If there is a real hero of this story it is John Horner, FBU General Secretary from 1934 until 1964, he battled, with amongst others Herbert Morrison, to modernise and professionalise the service. According to current FBU General Secretary Matt Wrack, he “was the most significant person in the Unions history”. It was Horner who realised how important it was to recruit the members of the auxiliary fire service into the FBU thereby strengthening the unions hand in the formation of a national fire service. Sadly the national service was not retained after the war. It never fails to amaze how politicians of all stripes have the capacity to praise to the skies the work of the emergency services when they are needed and then treat them so badly once the emergency has passed.
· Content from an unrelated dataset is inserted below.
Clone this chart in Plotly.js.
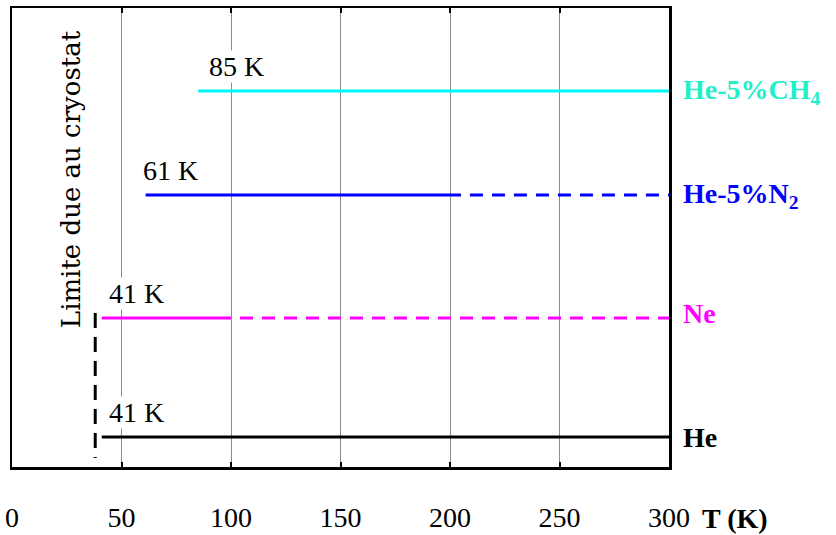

The country was woefully prepared for the war and if Hitler had decided to finish us off he almost certainly could have done. He didn’t and we got our second chance but not before many people paid with there lives.

I remember going to see my grandparents in November 1990. When I arrived my grandfather was glued to the local television news. It was the fiftieth anniversary of the devastating attack on Coventry. That night we found out for the first time that he had been working on building hangers for the shadow factory at Ryton near Coventry. The morning after the attack he and his fellow workers where asked to go into town to help clear up the mess and damp down the fires.

Fifty years later he was still traumatised by what he had seen that day. That night 554 people had been killed including 26 firefighters. That was the first time he had told anyone of his experiences, including my grandmother, he was full of praise for the fire crews who had battled all night having come from as far away as London and Peterborough.

There are many lessons to be learned from the experience of the fire service in the Second World War and whilst this book is a splendid introduction I believe the subject is worthy of a much more substantial study.